Token management: IAM tokens expire after 24 hours. Implement automatic token refresh in production:

import threading
import time

class TokenManager:
    def __init__(self, ak, sk, project_id, region):
        self.ak = ak
        self.sk = sk
        self.project_id = project_id
        self.region = region
        self.token = None
        self._refresh_token()
        self._start_refresh_loop()
    
    def _refresh_token(self):
        # IAM token request (same as earlier example)
        self.token = self._get_iam_token()
    
    def _start_refresh_loop(self):
        def refresh():
            while True:
                time.sleep(23 * 3600)  # Refresh every 23 hours
                self._refresh_token()
        thread = threading.Thread(target=refresh, daemon=True)
        thread.start()
    
    def get_token(self):
        return self.token

Request logging: Log all API calls for cost tracking and debugging.

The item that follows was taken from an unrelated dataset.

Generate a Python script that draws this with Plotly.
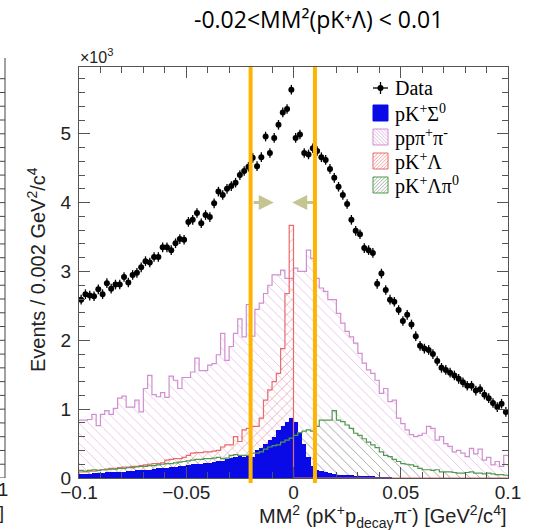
import numpy as np
import plotly.graph_objects as go

# ---------------- data (events per 0.002 GeV^2/c^4 bin, 100 bins from -0.1 to 0.1) -------------
bin_lo, bin_hi, n_bins = -0.1, 0.1, 100

data_counts = [
    2590, 2670, 2650, 2640, 2740, 2670, 2830, 2750, 2810, 2810,
    2920, 2840, 2950, 2980, 3060, 3150, 3130, 3210, 3210, 3350,
    3350, 3310, 3410, 3470, 3460, 3720, 3750, 3850, 3700, 3820,
    3790, 3990, 4160, 4110, 4200, 4240, 4290, 4400, 4460, 4520,
    4650, 4530, 4660, 4960, 4720, 4940, 5130, 5310, 5360, 5640,
    4940, 4990, 4720, 4700, 4790, 4750, 4660, 4620, 4490, 4360,
    4230, 4110, 3980, 3750, 3590, 3540, 3340, 3310, 3270, 2820,
    2970, 2730, 2590, 2560, 2440, 2280, 2370, 2230, 2060, 1920,
    1880, 1860, 1800, 1700, 1600, 1570, 1530, 1490, 1440, 1390,
    1340, 1340, 1270, 1290, 1210, 1160, 1090, 1030, 1080, 960,
]
data_err = 70

pp_pipi = [
    840, 840, 850, 925, 760, 925, 980, 925, 1010, 1160,
    1190, 1030, 1030, 1130, 960, 1300, 1490, 1210, 1180, 1240,
    1170, 1480, 1420, 1300, 1460, 1460, 1540, 1740, 1560, 1560,
    1640, 1660, 1790, 2100, 1710, 1910, 2100, 2310, 2050, 2520,
    2060, 2450, 2540, 2680, 2800, 2950, 2950, 3020, 2900, 2900,
    3050, 3000, 3000, 3310, 3190, 2900, 2760, 2710, 2590, 2590,
    2390, 2250, 2130, 2050, 1960, 1810, 1670, 1570, 1520, 1420,
    1230, 1300, 1110, 1130, 870, 790, 700, 630, 600, 620,
    650, 750, 720, 550, 600, 500, 460, 380, 400, 360,
    310, 430, 350, 420, 260, 300, 190, 240, 170, 330,
]

pK_Lambda = [
    90, 90, 100, 100, 110, 120, 130, 140, 140, 150,
    160, 160, 170, 170, 180, 190, 200, 210, 210, 220,
    260, 270, 280, 280, 300, 330, 360, 370, 370, 380,
    380, 390, 400, 450, 480, 480, 600, 530, 700, 720,
    750, 750, 870, 1130, 1280, 1400, 1520, 1880, 2680, 3670,
    0, 0, 0, 0, 0, 0, 0, 0, 0, 0,
    0, 0, 0, 0, 0, 0, 0, 0, 0, 0,
    0, 0, 0, 0, 0, 0, 0, 0, 0, 0,
    0, 0, 0, 0, 0, 0, 0, 0, 0, 0,
    0, 0, 0, 0, 0, 0, 0, 0, 0, 0,
]

pK_Lambda_pi0 = [
    110, 100, 110, 120, 110, 120, 120, 130, 130, 140,
    140, 150, 150, 160, 170, 170, 180, 180, 190, 200,
    210, 210, 220, 230, 240, 250, 260, 270, 270, 280,
    280, 290, 300, 280, 290, 330, 340, 330, 330, 330,
    360, 360, 380, 420, 450, 470, 480, 520, 550, 580,
    620, 660, 680, 700, 680, 750, 840, 840, 840, 980,
    840, 820, 770, 720, 650, 620, 570, 520, 480, 440,
    380, 330, 310, 270, 240, 210, 200, 190, 170, 140,
    120, 120, 110, 120, 90, 90, 90, 80, 70, 70,
    80, 90, 70, 70, 60, 70, 60, 50, 50, 40,
]

pK_Sigma0 = [
    60, 60, 60, 70, 70, 70, 80, 80, 80, 90,
    90, 100, 100, 110, 110, 120, 120, 130, 140, 140,
    150, 160, 160, 170, 180, 190, 200, 200, 210, 220,
    220, 230, 240, 250, 270, 290, 300, 320, 300, 320,
    310, 400, 430, 500, 550, 600, 700, 750, 820, 870,
    820, 650, 500, 310, 180, 120, 100, 80, 70, 60,
    50, 50, 40, 40, 30, 30, 20, 20, 20, 10,
    10, 10, 10, 0, 0, 0, 0, 0, 0, 0,
    0, 0, 0, 0, 0, 0, 0, 0, 0, 0,
    0, 0, 0, 0, 0, 0, 0, 0, 0, 0,
]

legend_labels = [
    "Data",
    "pK<sup>+</sup>\u03a3<sup>0</sup>",
    "pp\u03c0<sup>+</sup>\u03c0<sup>-</sup>",
    "pK<sup>+</sup>\u039b",
    "pK<sup>+</sup>\u039b\u03c0<sup>0</sup>",
]

x_ticks = [-0.1, -0.05, 0, 0.05, 0.1]
x_ticktext = ["\u22120.1", "\u22120.05", "0", "0.05", "0.1"]
y_ticks = [0, 1000, 2000, 3000, 4000, 5000]
y_ticktext = ["0", "1", "2", "3", "4", "5"]
cut_lo, cut_hi = -0.02, 0.01

# ---------------- derived binning ----------------
edges = np.linspace(bin_lo, bin_hi, n_bins + 1)
centers = 0.5 * (edges[:-1] + edges[1:])
bw = edges[1] - edges[0]

AX_FONT = "Liberation Sans, Arial, Helvetica, sans-serif"
LEG_FONT = "Liberation Serif, Times New Roman, serif"

fig = go.Figure()

def hist_fill(vals, shape, fg, solid=False):
    if solid:
        marker = dict(color=fg, line=dict(width=0))
    else:
        marker = dict(color="rgba(0,0,0,0)", line=dict(width=0),
                      pattern=dict(shape=shape, fgcolor=fg, bgcolor="rgba(0,0,0,0)",
                                   fillmode="replace", size=7, solidity=0.12))
    fig.add_trace(go.Bar(x=centers, y=vals, width=bw, marker=marker,
                         showlegend=False, hoverinfo="skip"))

def hist_line(vals, color, width=1.2):
    fig.add_trace(go.Scatter(x=edges, y=list(vals) + [vals[-1]], mode="lines",
                             line=dict(color=color, width=width, shape="hv"),
                             showlegend=False, hoverinfo="skip"))

PINK, PINK_H = "#cf8fcf", "#e6bde6"
RED, RED_H = "#e96a6a", "#f2a3a3"
GREEN, GREEN_H = "#4f9a4f", "#a8b4a8"
BLUE = "#0a0ae6"

hist_fill(pp_pipi, "\\", PINK_H)
hist_fill(pK_Lambda, "/", RED_H)
hist_fill(pK_Lambda_pi0, "\\", GREEN_H)
hist_line(pp_pipi, PINK)
hist_line(pK_Lambda, RED)
hist_fill(pK_Sigma0, "", BLUE, solid=True)
hist_line(pK_Lambda_pi0, GREEN)

# data points
fig.add_trace(go.Scatter(x=centers, y=data_counts, mode="markers",
                         marker=dict(color="black", size=6),
                         error_y=dict(type="constant", value=data_err, color="black",
                                      thickness=1.3, width=0),
                         name="Data", showlegend=False, hoverinfo="skip"))

# cut lines
for xc in (cut_lo, cut_hi):
    fig.add_shape(type="line", xref="x", yref="paper", x0=xc, x1=xc, y0=-0.012, y1=1.0,
                  line=dict(color="#FFB400", width=4), layer="above")

# arrows toward the selected window
ARROW = "#c4c592"
fig.add_annotation(x=-0.0092, y=4000, ax=-0.0193, ay=4000, xref="x", yref="y",
                   axref="x", ayref="y", showarrow=True, arrowhead=2, arrowsize=1,
                   arrowwidth=3, arrowcolor=ARROW, text="")
fig.add_annotation(x=-0.0006, y=4000, ax=0.0098, ay=4000, xref="x", yref="y",
                   axref="x", ayref="y", showarrow=True, arrowhead=2, arrowsize=1,
                   arrowwidth=3, arrowcolor=ARROW, text="")

# ---- helpers: pixel -> paper ----
def px_x(px):
    return (px - 79) / 429.0

def px_y(py):
    return (478 - py) / 411.0

def pline(xa, ya, xb, yb, color, width=1):
    fig.add_shape(type="line", xref="paper", yref="paper", x0=px_x(xa), y0=px_y(ya),
                  x1=px_x(xb), y1=px_y(yb), line=dict(color=color, width=width))

def hatch_box(x0, x1, y0, y1, direction, hcolor, bcolor, step=3.5):
    # hatch lines inside a pixel box
    c_min, c_max = (x0 + y0, x1 + y1) if direction == "/" else (x0 - y1, x1 - y0)
    c = c_min + step / 2
    while c < c_max:
        if direction == "/":      # x + y = c  (screen y downward)
            xa, xb = max(x0, c - y1), min(x1, c - y0)
            if xb > xa:
                pline(xa, c - xa, xb, c - xb, hcolor, 1)
        else:                      # x - y = c
            xa, xb = max(x0, c + y0), min(x1, c + y1)
            if xb > xa:
                pline(xa, xa - c, xb, xb - c, hcolor, 1)
        c += step
    fig.add_shape(type="rect", xref="paper", yref="paper", x0=px_x(x0), x1=px_x(x1),
                  y0=px_y(y1), y1=px_y(y0), line=dict(color=bcolor, width=1),
                  fillcolor="rgba(0,0,0,0)")

# ---- manual ROOT-style legend ----
leg_rows = [88, 113, 137, 161, 185]
bx0, bx1 = 373, 388
for i, (lab, yc) in enumerate(zip(legend_labels, leg_rows)):
    fig.add_annotation(text=lab, x=px_x(393), y=px_y(yc), xref="paper", yref="paper",
                       showarrow=False, xanchor="left", yanchor="middle",
                       font=dict(family=LEG_FONT, size=20, color="black"))
# data symbol
pline(bx0, leg_rows[0], bx1, leg_rows[0], "black", 1.3)
pline(380.5, leg_rows[0] - 6, 380.5, leg_rows[0] + 6, "black", 1.3)
fig.add_shape(type="circle", xref="paper", yref="paper", x0=px_x(377.5), x1=px_x(383.5),
              y0=px_y(leg_rows[0] + 3), y1=px_y(leg_rows[0] - 3),
              fillcolor="black", line=dict(color="black", width=0))
# pK+Sigma0 solid box
fig.add_shape(type="rect", xref="paper", yref="paper", x0=px_x(bx0), x1=px_x(bx1),
              y0=px_y(leg_rows[1] + 8), y1=px_y(leg_rows[1] - 8),
              fillcolor=BLUE, line=dict(color=BLUE, width=1))
hatch_box(bx0, bx1, leg_rows[2] - 8, leg_rows[2] + 8, "\\", PINK_H, PINK)
hatch_box(bx0, bx1, leg_rows[3] - 8, leg_rows[3] + 8, "/", RED_H, RED)
hatch_box(bx0, bx1, leg_rows[4] - 8, leg_rows[4] + 8, "/", GREEN_H, GREEN)

# ---- text ----
fig.add_annotation(text="-0.02<MM\u00b2(pK\u207a\u039b) < 0.01", x=px_x(318), y=px_y(19),
                   xref="paper", yref="paper", showarrow=False, xanchor="center",
                   yanchor="middle", font=dict(family="Open Sans, Lato, sans-serif",
                                               size=23, color="black"))
fig.add_annotation(text="\u00d710<sup>3</sup>", x=px_x(78), y=px_y(56), xref="paper",
                   yref="paper", showarrow=False, xanchor="left", yanchor="middle",
                   font=dict(family=AX_FONT, size=16, color="#222"))
fig.add_annotation(text="Events / 0.002 GeV<sup>2</sup>/c<sup>4</sup>", textangle=-90,
                   x=px_x(36), y=px_y(270), xref="paper", yref="paper", showarrow=False,
                   xanchor="center", yanchor="middle",
                   font=dict(family=AX_FONT, size=20, color="#222"))
fig.add_annotation(text="MM<sup>2</sup> (pK<sup>+</sup>p<sub>decay</sub>\u03c0<sup>-</sup>) [GeV<sup>2</sup>/c<sup>4</sup>]",
                   x=1.0, y=px_y(516), xref="paper", yref="paper", showarrow=False,
                   xanchor="right", yanchor="middle",
                   font=dict(family=AX_FONT, size=20, color="#222"))

# neighbouring (cut-off) panel edge on the far left
fx = px_x(5)
fig.add_shape(type="line", xref="paper", yref="paper", x0=fx, x1=fx, y0=0, y1=px_y(58),
              line=dict(color="#444", width=1))
for k in range(0, 31):
    yy = k * 200
    if yy > 5970:
        break
    ln = 9 if k % 5 == 0 else 5
    fig.add_shape(type="line", xref="paper", yref="y", x0=fx, x1=px_x(5 - ln), y0=yy, y1=yy,
                  line=dict(color="#444", width=1))
fig.add_annotation(text="0.1", x=px_x(10), y=px_y(489), xref="paper", yref="paper",
                   showarrow=False, xanchor="right", yanchor="middle",
                   font=dict(family=AX_FONT, size=19, color="#222"))
fig.add_annotation(text="c<sup>4</sup>]", x=px_x(6), y=px_y(511), xref="paper", yref="paper",
                   showarrow=False, xanchor="right", yanchor="middle",
                   font=dict(family=AX_FONT, size=18, color="#222"))

axis_common = dict(showline=True, linecolor="#555", linewidth=1, mirror="ticks",
                   ticks="inside", ticklen=11, tickcolor="#555", showgrid=False,
                   zeroline=False, tickfont=dict(family=AX_FONT, size=19, color="#222"))

fig.update_layout(
    width=538, height=530,
    margin=dict(l=79, r=30, t=67, b=52),
    paper_bgcolor="white", plot_bgcolor="white",
    barmode="overlay", bargap=0,
    xaxis=dict(range=[bin_lo, bin_hi], tickmode="array", tickvals=x_ticks,
               ticktext=x_ticktext, ticklabelstandoff=-3,
               minor=dict(tickmode="linear", tick0=-0.1, dtick=0.01, ticks="inside",
                          ticklen=6, tickcolor="#555"),
               **axis_common),
    yaxis=dict(range=[0, 5970], tickmode="array", tickvals=y_ticks, ticktext=y_ticktext,
               ticklabelstandoff=3,
               minor=dict(tickmode="linear", tick0=0, dtick=200, ticks="inside",
                          ticklen=6, tickcolor="#555"),
               **axis_common),
    showlegend=False,
)

fig.write_html("out.html")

Include request/response token counts, latency, and model version.

Fallback routing: If ModelArts is unavailable, route to self-hosted openPangu or an alternative model. Never let a single API dependency take down your application.

FAQ

Is the openPangu 2.0 API compatible with OpenAI’s format?

The API follows a similar chat completions structure (messages array with roles, streaming via SSE). Exact compatibility depends on whether Huawei implements the full OpenAI-compatible schema. Community wrappers and LiteLLM integration will likely provide drop-in compatibility regardless.

Can I use the API from outside China?

Yes. Huawei Cloud has international regions (Singapore, Hong Kong, Bangkok, Frankfurt, etc.). Model availability in each region may vary at launch. Start with the region closest to you and check ModelArts AI Gallery availability.

What is the maximum output length?

This depends on the model configuration on ModelArts. Expect maximum output of 8K-16K tokens per request, with the remaining context budget available for input. The 512K window is primarily for input context. Exact limits will be documented in the ModelArts service terms.

How does pricing compare to DeepSeek V4 Pro API?

DeepSeek V4 Pro costs $0.44/$0.87 per million tokens. Huawei has not disclosed openPangu pricing at launch, but given the competitive landscape and Huawei’s strategy of driving cloud platform adoption, expect pricing in a similar range for Flash. Pro may be priced higher reflecting its larger compute footprint.

Can I fine-tune openPangu 2.0 through the API?

ModelArts supports model fine-tuning workflows. Whether openPangu 2.0 fine-tuning is available at launch through the platform is not confirmed. Self-hosted fine-tuning (downloading weights and running your own training) is explicitly supported by the open-source license.

Is there an SLA for the ModelArts API?

Huawei Cloud provides enterprise SLAs for their managed services. Standard Huawei Cloud SLA terms (typically 99.9% availability for managed AI services) should apply. Check your specific service agreement for guarantees.